Rick Ryckeley's picture

Last winter The Wife took me on a walking tour of her alma mater, the University of Virginia. After an hour tour of the grounds, we wondered to the center of the university.

It was a great expanse of grass that is reverently referred to as “The Lawn.” Standing on the lawn between a statue of Thomas Jefferson on the right side and George Washington on the left, she paused to reflect about her time spent at the school Mr. Jefferson built.

To be sure, I don’t remember her ever being so happy. She explained the significance of the long buildings of cabins that flanked the two men’s statues and the man who designed and built the university.

Mr. Jefferson was not only the third President of the United States and author of the Declaration of Independence, but at age 76, when most of us would be sitting back in rocking chairs enjoying life, he spent all of his fortune to found the University of Virginia.

When I heard this, I asked two questions. “I didn’t know the university was lost,” and, “Why do you keep calling him Mr. Jefferson?”

Both comments received a teacher look from The Wife. Then she answered, “One speaks of Mr. Jefferson as if he is in the other room.”

I didn’t dare ask her why one must speak of Mr. Jefferson that way, but decided instead to ask what I thought was another logical question. “Why is it such a great honor to live on ‘The Lawn’?” I was mistaken.

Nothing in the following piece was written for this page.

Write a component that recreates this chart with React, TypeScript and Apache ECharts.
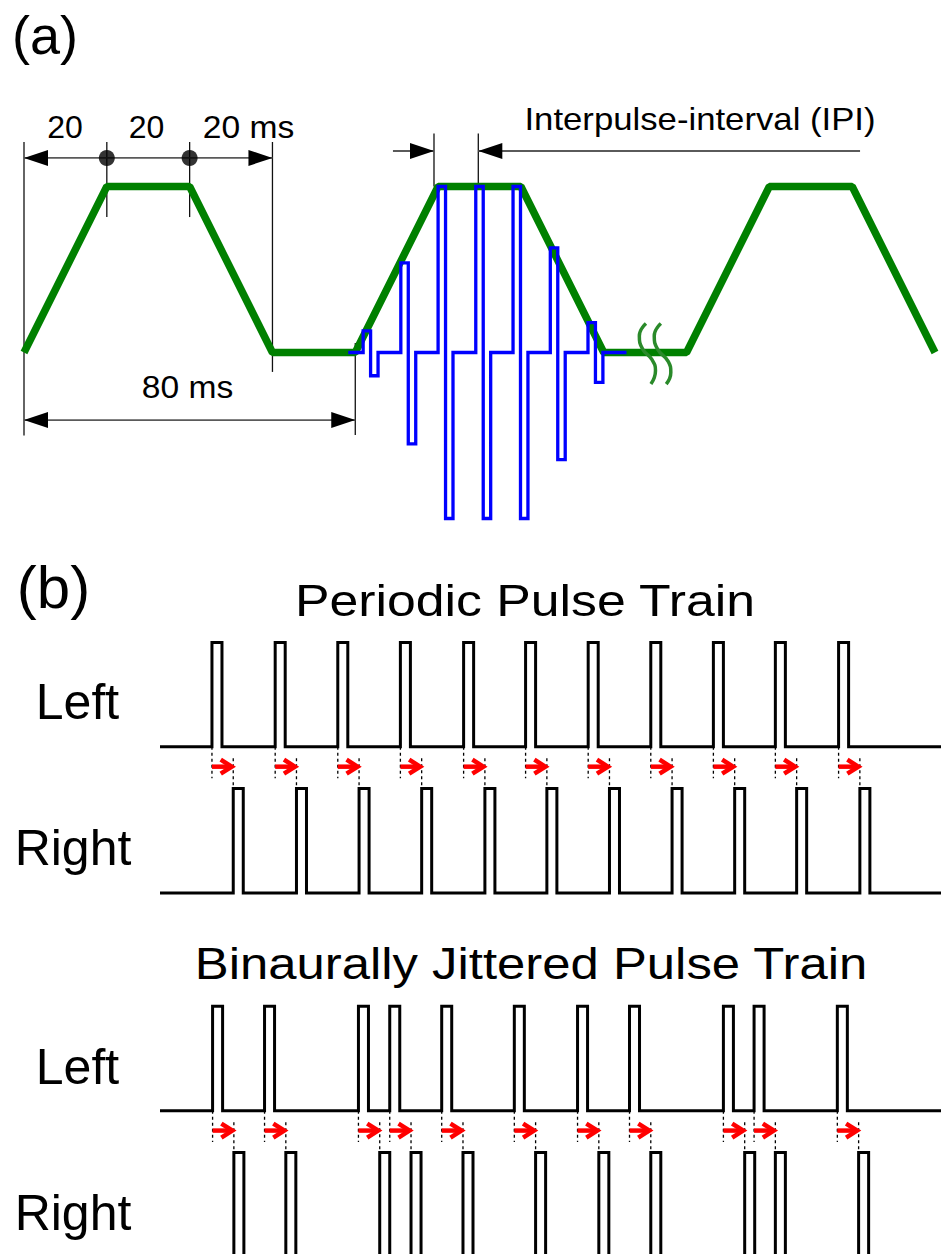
import React, { useEffect, useRef } from "react";
import * as echarts from "echarts";

// ---------- Panel (a): envelope (time in ms, normalized level) ----------
const envelopeTimes = [0, 20, 40, 60, 80, 100, 120, 140, 160, 180, 200, 220];
const envelopeLevels = [0, 1, 1, 0, 0, 1, 1, 0, 0, 1, 1, 0];

// biphasic pulses inside the second envelope
const pulseOnsets = [81.9, 91.0, 100.0, 109.1, 118.1, 127.1, 136.2];
const pulsePosAmp = [0.13, 0.54, 1.0, 1.0, 1.0, 0.63, 0.18];
const pulseNegAmp = [0.14, 0.55, 1.0, 1.0, 1.0, 0.645, 0.18];
const phaseWidth = 1.8;
const signalStart = 78.3;
const signalEnd = 145.5;

// break marks (ms, level)
const breakMarkA = [
  [150.2, 0.175],
  [148.6, 0.1],
  [149.4, 0.02],
  [151.7, -0.045],
  [152.5, -0.11],
  [151.4, -0.19],
];
const breakMarkB = [
  [153.8, 0.175],
  [152.2, 0.1],
  [153.0, 0.02],
  [155.6, -0.055],
  [156.2, -0.12],
  [155.1, -0.19],
];

// dimension annotations: [x1, y1, x2, y2, headStart, headEnd]
const dimArrows = [
  [0, 1.172, 60, 1.172, 1, 1],
  [0, -0.407, 80, -0.407, 1, 1],
  [89.1, 1.214, 99.01, 1.214, 0, 1],
  [109.71, 1.214, 201.9, 1.214, 1, 0],
];
const extensionLines = [
  [0, 1.268, 0, -0.5],
  [20, 1.268, 20, 0.816],
  [40, 1.268, 40, 0.816],
  [60, 1.268, 60, -0.117],
  [80, 0.057, 80, -0.497],
  [99.01, 1.32, 99.01, 1.0],
  [109.71, 1.32, 109.71, 1.0],
];
const dimDots = [
  [20, 1.172],
  [40, 1.172],
];

// ---------- Panel (b): pulse trains (time units, IPI = 10) ----------
const periodicLeft = [8.3, 18.4, 28.4, 38.4, 48.5, 58.4, 68.4, 78.4, 88.4, 98.3, 108.4];
const jitteredLeft = [8.4, 16.7, 31.7, 36.7, 45.0, 56.6, 66.7, 75.0, 90.0, 94.9, 108.2];
const itd = 3.4;
const clickWidth = 1.6;
const leftBase = 1.4;
const rightBase = 0;
const clickHeight = 1;
const trainEnd = 124.76;

// ---------- layout ----------
const A_LEFT = 24;
const A_PX_PER_MS = 911 / 220;
const A_BASE_Y = 352.5;
const A_PX_PER_UNIT = 166;
const B_PX_PER_UNIT = 104.4;
const FONT = '"Liberation Sans", Arial, Helvetica, sans-serif';

function envelopeData() {
  return envelopeTimes.map((t, i) => [t, envelopeLevels[i]]);
}

function pulseSignal() {
  const pts: number[][] = [[signalStart, 0]];
  pulseOnsets.forEach((t, i) => {
    const a = pulsePosAmp[i];
    const b = pulseNegAmp[i];
    pts.push([t, 0], [t, a], [t + phaseWidth, a], [t + phaseWidth, -b], [t + 2 * phaseWidth, -b], [t + 2 * phaseWidth, 0]);
  });
  pts.push([signalEnd, 0]);
  return pts;
}

function clickTrain(onsets: number[], base: number) {
  const pts: number[][] = [[0, base]];
  onsets.forEach((t) => {
    pts.push([t, base], [t, base + clickHeight], [t + clickWidth, base + clickHeight], [t + clickWidth, base]);
  });
  pts.push([trainEnd, base]);
  return pts;
}

function segSeries(idx: number, data: number[][], style: any) {
  return {
    type: "custom",
    coordinateSystem: "cartesian2d",
    xAxisIndex: idx,
    yAxisIndex: idx,
    silent: true,
    clip: false,
    dimensions: ["x1", "y1", "x2", "y2"],
    encode: { x: [0, 2], y: [1, 3] },
    data,
    renderItem: (_p: any, api: any) => {
      const a = api.coord([api.value(0), api.value(1)]);
      const b = api.coord([api.value(2), api.value(3)]);
      return {
        type: "line",
        shape: { x1: a[0], y1: a[1], x2: b[0], y2: b[1] },
        style: { ...style },
      };
    },
  };
}

function dimArrowSeries(idx: number, data: number[][]) {
  const L = 24;
  const W = 16;
  return {
    type: "custom",
    coordinateSystem: "cartesian2d",
    xAxisIndex: idx,
    yAxisIndex: idx,
    silent: true,
    clip: false,
    dimensions: ["x1", "y1", "x2", "y2", "hs", "he"],
    encode: { x: [0, 2], y: [1, 3] },
    data,
    renderItem: (_p: any, api: any) => {
      const a = api.coord([api.value(0), api.value(1)]);
      const b = api.coord([api.value(2), api.value(3)]);
      const dx = b[0] - a[0];
      const dy = b[1] - a[1];
      const len = Math.hypot(dx, dy) || 1;
      const ux = dx / len;
      const uy = dy / len;
      const px = -uy;
      const py = ux;
      const children: any[] = [
        {
          type: "line",
          shape: { x1: a[0], y1: a[1], x2: b[0], y2: b[1] },
          style: { stroke: "#5a5a5a", lineWidth: 1.8 },
        },
      ];
      const head = (tip: number[], dir: number) => ({
        type: "polygon",
        shape: {
          points: [
            [tip[0], tip[1]],
            [tip[0] - dir * ux * L + (px * W) / 2, tip[1] - dir * uy * L + (py * W) / 2],
            [tip[0] - dir * ux * L - (px * W) / 2, tip[1] - dir * uy * L - (py * W) / 2],
          ],
        },
        style: { fill: "#000" },
      });
      if (api.value(4)) children.push(head(a, -1));
      if (api.value(5)) children.push(head(b, 1));
      return { type: "group", children };
    },
  };
}

function redArrowSeries(idx: number, onsets: number[], y: number) {
  const L = 11;
  const H = 14;
  return {
    type: "custom",
    coordinateSystem: "cartesian2d",
    xAxisIndex: idx,
    yAxisIndex: idx,
    silent: true,
    clip: false,
    dimensions: ["x1", "y1", "x2", "y2"],
    encode: { x: [0, 2], y: [1, 3] },
    data: onsets.map((t) => [t, y, t + itd, y]),
    renderItem: (_p: any, api: any) => {
      const a = api.coord([api.value(0), api.value(1)]);
      const b = api.coord([api.value(2), api.value(3)]);
      const tip = [b[0] - 1.5, b[1]];
      return {
        type: "group",
        children: [
          {
            type: "line",
            shape: { x1: a[0], y1: a[1], x2: tip[0] - 2, y2: tip[1] },
            style: { stroke: "#ff0000", lineWidth: 4.5 },
          },
          {
            type: "polyline",
            shape: {
              points: [
                [tip[0] - L, tip[1] - H / 2],
                [tip[0], tip[1]],
                [tip[0] - L, tip[1] + H / 2],
              ],
            },
            style: { stroke: "#ff0000", lineWidth: 4.5, fill: "none", lineJoin: "miter", lineCap: "butt" },
          },
        ],
      };
    },
  };
}

function trainSeries(idx: number, onsets: number[]) {
  const rightOnsets = onsets.map((t) => t + itd);
  const lineStyle = { width: 3, color: "#000", join: "miter", cap: "butt" };
  const dash = { stroke: "#000", lineWidth: 1.3, lineDash: [3, 3] };
  return [
    {
      type: "line",
      xAxisIndex: idx,
      yAxisIndex: idx,
      data: clickTrain(onsets, leftBase),
      symbol: "none",
      clip: false,
      silent: true,
      lineStyle,
    },
    {
      type: "line",
      xAxisIndex: idx,
      yAxisIndex: idx,
      data: clickTrain(rightOnsets, rightBase),
      symbol: "none",
      clip: false,
      silent: true,
      lineStyle,
    },
    segSeries(idx, onsets.map((t) => [t, leftBase, t, 1.1]), dash),
    segSeries(idx, rightOnsets.map((t) => [t, 1.29, t, rightBase + clickHeight]), dash),
    redArrowSeries(idx, onsets, 1.21),
  ];
}

function txt(text: string, x: number, y: number, size: number, sx = 1) {
  return {
    type: "text",
    x,
    y,
    scaleX: sx,
    silent: true,
    style: {
      text,
      fill: "#000",
      fontSize: size,
      fontFamily: FONT,
      align: "center",
      verticalAlign: "middle",
    },
  };
}

function buildOption() {
  const aTop = A_BASE_Y - 1.6 * A_PX_PER_UNIT;
  const bPerTop = 893 - 2.6 * B_PX_PER_UNIT;
  const bJitTop = 1256.9 - 2.6 * B_PX_PER_UNIT;
  const hidden = { show: false };
  return {
    animation: false,
    backgroundColor: "#ffffff",
    grid: [
      { left: A_LEFT, top: aTop, width: 220 * A_PX_PER_MS, height: 2.8 * A_PX_PER_UNIT, outerBoundsMode: "none", containLabel: false },
      { left: 160, top: bPerTop, width: 781, height: 2.8 * B_PX_PER_UNIT, outerBoundsMode: "none", containLabel: false },
      { left: 160, top: bJitTop, width: 781, height: 2.8 * B_PX_PER_UNIT, outerBoundsMode: "none", containLabel: false },
    ],
    xAxis: [
      { type: "value", gridIndex: 0, min: 0, max: 220, ...hidden },
      { type: "value", gridIndex: 1, min: 0, max: trainEnd, ...hidden },
      { type: "value", gridIndex: 2, min: 0, max: trainEnd, ...hidden },
    ],
    yAxis: [
      { type: "value", gridIndex: 0, min: -1.2, max: 1.6, ...hidden },
      { type: "value", gridIndex: 1, min: -0.2, max: 2.6, ...hidden },
      { type: "value", gridIndex: 2, min: -0.2, max: 2.6, ...hidden },
    ],
    series: [
      segSeries(0, extensionLines, { stroke: "#111", lineWidth: 1.3 }),
      dimArrowSeries(0, dimArrows),
      {
        type: "scatter",
        xAxisIndex: 0,
        yAxisIndex: 0,
        data: dimDots,
        symbol: "circle",
        symbolSize: 16,
        silent: true,
        itemStyle: { color: "#000" },
      },
      {
        type: "line",
        xAxisIndex: 0,
        yAxisIndex: 0,
        data: envelopeData(),
        symbol: "none",
        clip: false,
        silent: true,
        lineStyle: { width: 7.5, color: "#008000", join: "bevel", cap: "butt" },
      },
      {
        type: "line",
        xAxisIndex: 0,
        yAxisIndex: 0,
        data: breakMarkA,
        symbol: "none",
        smooth: 0.5,
        clip: false,
        silent: true,
        lineStyle: { width: 3.5, color: "#2a8a2a" },
      },
      {
        type: "line",
        xAxisIndex: 0,
        yAxisIndex: 0,
        data: breakMarkB,
        symbol: "none",
        smooth: 0.5,
        clip: false,
        silent: true,
        lineStyle: { width: 3.5, color: "#2a8a2a" },
      },
      {
        type: "line",
        xAxisIndex: 0,
        yAxisIndex: 0,
        data: pulseSignal(),
        symbol: "none",
        clip: false,
        silent: true,
        lineStyle: { width: 3.3, color: "#0000ff", join: "miter", cap: "butt" },
      },
      ...trainSeries(1, periodicLeft),
      ...trainSeries(2, jitteredLeft),
    ],
    graphic: [
      txt("(a)", 45, 35, 54),
      txt("20", 65, 127, 32),
      txt("20", 146.5, 127, 32),
      txt("20 ms", 248.5, 127, 32, 1.05),
      txt("80 ms", 187.5, 387, 32, 1.05),
      txt("Interpulse-interval (IPI)", 700, 119, 31, 1.12),
      txt("(b)", 53.5, 587, 60),
      txt("Periodic Pulse Train", 525, 600, 45, 1.15),
      txt("Left", 77.5, 702, 50),
      txt("Right", 73, 848, 50),
      txt("Binaurally Jittered Pulse Train", 531, 964, 45, 1.13),
      txt("Left", 77.5, 1067, 50),
      txt("Right", 73, 1213, 50),
    ],
  };
}

export default function App() {
  const ref = useRef<HTMLDivElement>(null);
  useEffect(() => {
    if (!ref.current) return;
    const chart = echarts.init(ref.current, undefined, { renderer: "svg" });
    chart.setOption(buildOption() as any);
    return () => {
      chart.dispose();
    };
  }, []);
  return (
    <div
      ref={ref}
      style={{ position: "fixed", left: 0, top: 0, width: 941, height: 1254, background: "#fff" }}
    />
  );
}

It seems Mr. Jefferson was also a wiz when it came to building things, but he hated waste. For example, he built a serpentine wall that snakes its way behind a row of building just off the lawn. The wall is only one brick thick, truly a marvel of master masonry. Any more bricks than one thick would be a waste. The wall still stands today.

He also built the single-story dorms with only one room. More would be a waste. Yes, that means no bathrooms. Only the brightest of seniors are chosen by secret ballots to live in the dorms. Just how, I don’t know. The Wife wouldn’t say. It’s a secret.

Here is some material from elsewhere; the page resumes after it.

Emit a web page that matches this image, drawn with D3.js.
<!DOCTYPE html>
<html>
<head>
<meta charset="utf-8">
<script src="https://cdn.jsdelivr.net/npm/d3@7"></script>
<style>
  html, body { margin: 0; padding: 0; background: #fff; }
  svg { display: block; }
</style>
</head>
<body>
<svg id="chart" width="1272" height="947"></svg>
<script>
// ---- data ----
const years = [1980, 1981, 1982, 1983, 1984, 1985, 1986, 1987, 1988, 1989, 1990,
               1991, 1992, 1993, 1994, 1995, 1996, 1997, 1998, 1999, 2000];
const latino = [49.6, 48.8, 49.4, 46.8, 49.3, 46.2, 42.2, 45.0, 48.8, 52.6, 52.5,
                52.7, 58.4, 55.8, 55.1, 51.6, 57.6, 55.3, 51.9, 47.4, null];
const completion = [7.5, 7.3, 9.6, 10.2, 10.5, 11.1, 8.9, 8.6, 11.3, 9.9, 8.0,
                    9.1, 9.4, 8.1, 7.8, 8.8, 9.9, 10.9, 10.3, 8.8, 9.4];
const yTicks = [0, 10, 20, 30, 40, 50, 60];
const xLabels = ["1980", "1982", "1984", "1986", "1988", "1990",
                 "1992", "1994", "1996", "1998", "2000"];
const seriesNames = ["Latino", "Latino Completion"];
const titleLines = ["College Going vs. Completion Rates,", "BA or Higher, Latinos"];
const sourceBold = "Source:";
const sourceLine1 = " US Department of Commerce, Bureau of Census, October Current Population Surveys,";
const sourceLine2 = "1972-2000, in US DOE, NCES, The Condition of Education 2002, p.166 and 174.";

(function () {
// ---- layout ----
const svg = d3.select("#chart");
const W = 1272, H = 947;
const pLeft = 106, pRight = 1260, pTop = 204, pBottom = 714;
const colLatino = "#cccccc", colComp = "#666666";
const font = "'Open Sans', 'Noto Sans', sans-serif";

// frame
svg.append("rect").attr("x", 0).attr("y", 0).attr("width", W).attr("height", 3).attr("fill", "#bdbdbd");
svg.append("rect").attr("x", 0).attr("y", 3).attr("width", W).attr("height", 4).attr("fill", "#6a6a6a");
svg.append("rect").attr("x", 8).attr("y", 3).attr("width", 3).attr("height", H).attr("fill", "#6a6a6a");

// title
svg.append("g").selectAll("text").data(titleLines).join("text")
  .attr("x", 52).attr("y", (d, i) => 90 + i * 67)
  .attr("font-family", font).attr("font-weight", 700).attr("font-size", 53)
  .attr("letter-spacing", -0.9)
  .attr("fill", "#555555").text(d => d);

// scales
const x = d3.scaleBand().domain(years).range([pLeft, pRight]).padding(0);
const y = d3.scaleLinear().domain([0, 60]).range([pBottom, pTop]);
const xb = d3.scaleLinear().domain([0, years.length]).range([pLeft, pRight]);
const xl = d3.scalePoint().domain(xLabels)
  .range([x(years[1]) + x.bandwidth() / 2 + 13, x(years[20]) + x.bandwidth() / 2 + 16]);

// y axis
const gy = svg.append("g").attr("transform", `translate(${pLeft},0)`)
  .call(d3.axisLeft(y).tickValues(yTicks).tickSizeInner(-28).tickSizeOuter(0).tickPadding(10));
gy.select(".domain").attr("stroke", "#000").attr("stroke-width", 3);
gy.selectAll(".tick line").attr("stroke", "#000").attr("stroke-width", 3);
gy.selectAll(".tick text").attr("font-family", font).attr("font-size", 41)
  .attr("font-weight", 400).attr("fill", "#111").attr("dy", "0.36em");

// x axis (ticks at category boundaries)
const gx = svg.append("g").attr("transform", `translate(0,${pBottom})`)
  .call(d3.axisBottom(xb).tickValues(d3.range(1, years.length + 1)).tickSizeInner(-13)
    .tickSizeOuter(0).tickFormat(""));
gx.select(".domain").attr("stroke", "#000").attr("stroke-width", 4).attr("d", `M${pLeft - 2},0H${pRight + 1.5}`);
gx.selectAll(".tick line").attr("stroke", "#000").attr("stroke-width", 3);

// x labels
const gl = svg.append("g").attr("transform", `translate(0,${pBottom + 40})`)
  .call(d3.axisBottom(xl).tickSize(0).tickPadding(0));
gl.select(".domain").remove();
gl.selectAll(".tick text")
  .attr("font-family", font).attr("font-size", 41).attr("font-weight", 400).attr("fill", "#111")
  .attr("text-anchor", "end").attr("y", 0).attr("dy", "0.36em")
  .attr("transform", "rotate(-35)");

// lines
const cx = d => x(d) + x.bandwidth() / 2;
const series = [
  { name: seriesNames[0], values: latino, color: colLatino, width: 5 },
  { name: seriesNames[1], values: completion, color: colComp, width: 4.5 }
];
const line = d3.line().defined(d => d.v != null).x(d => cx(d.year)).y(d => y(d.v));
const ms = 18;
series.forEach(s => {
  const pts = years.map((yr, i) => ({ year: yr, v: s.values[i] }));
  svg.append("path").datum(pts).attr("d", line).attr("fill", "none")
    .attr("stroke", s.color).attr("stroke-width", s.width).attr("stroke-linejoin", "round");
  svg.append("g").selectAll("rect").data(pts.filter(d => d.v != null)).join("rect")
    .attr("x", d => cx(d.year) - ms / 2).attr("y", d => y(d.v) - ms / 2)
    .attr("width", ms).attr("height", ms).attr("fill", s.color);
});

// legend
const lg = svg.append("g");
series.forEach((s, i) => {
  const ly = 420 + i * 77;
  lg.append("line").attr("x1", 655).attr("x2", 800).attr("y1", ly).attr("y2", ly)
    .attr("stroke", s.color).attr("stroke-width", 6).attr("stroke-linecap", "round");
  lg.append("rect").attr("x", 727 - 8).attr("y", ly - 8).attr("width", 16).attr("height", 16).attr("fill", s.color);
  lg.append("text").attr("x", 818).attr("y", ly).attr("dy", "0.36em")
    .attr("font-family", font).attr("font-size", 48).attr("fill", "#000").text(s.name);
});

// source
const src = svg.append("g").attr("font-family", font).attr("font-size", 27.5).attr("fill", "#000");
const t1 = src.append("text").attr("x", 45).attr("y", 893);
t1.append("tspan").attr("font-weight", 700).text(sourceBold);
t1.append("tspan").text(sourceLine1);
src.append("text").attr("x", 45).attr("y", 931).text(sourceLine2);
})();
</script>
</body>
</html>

What’s not a secret is that it is still considered a true honor to live in the small single-room dorms that Mr. Jefferson built so long ago.

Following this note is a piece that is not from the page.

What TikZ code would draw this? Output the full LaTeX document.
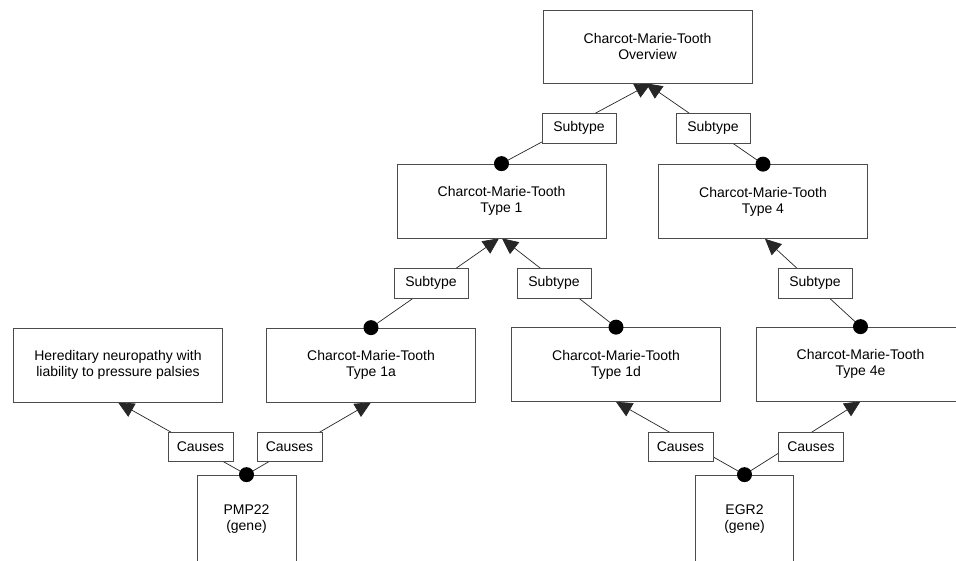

Growing up at 110 Flamingo Street, I was never considered to be the brightest student at Mount Olive Elementary School. Even so, I still lived on “The Lawn” and I didn’t have to travel anywhere near Virginia. I just had to walk next-door to Neighbor Thomas’s backyard.

During the summers, my three brothers and I set up our tents. We spent almost every night catching lightning bugs in jars, flinging flaming roasted marshmallows at each other and trying not to fall asleep in our tents for fear being eaten by the nearby swamp monster.

And if you’re wondering, like the dorms Mr. Jefferson built, accommodations while living on Thomas’s lawn were also just one room with no facilities.

That’s where the jar of lightning bugs came in. It was a long dark walk to the closest bathroom.

There is a saying around our house that is quite simple, kinda like me. It goes, “If I haven’t heard about it or don’t already know about it, then it can’t possibly be true or exist.”

It’s similar logic to closing your eyes in hopes the action will abate any attack by a swamp monster in a dark tent or sticking one’s head in the sand. Monsters will still attack even if their victim has his eyes closed. And the only thing accomplished by sticking one’s head in the sand is of course the filling of one’s ears with sand.

Before our little trip, I had never heard that living on Mr. Jefferson’s lawn was so prestigious. Even though I didn’t know about it, it’s still as true today as it was the first day the University of Virginia opened.

That’s okay; The Wife never knew that living in Mr. Thomas’s backyard was so much fun. Swamp monster and all.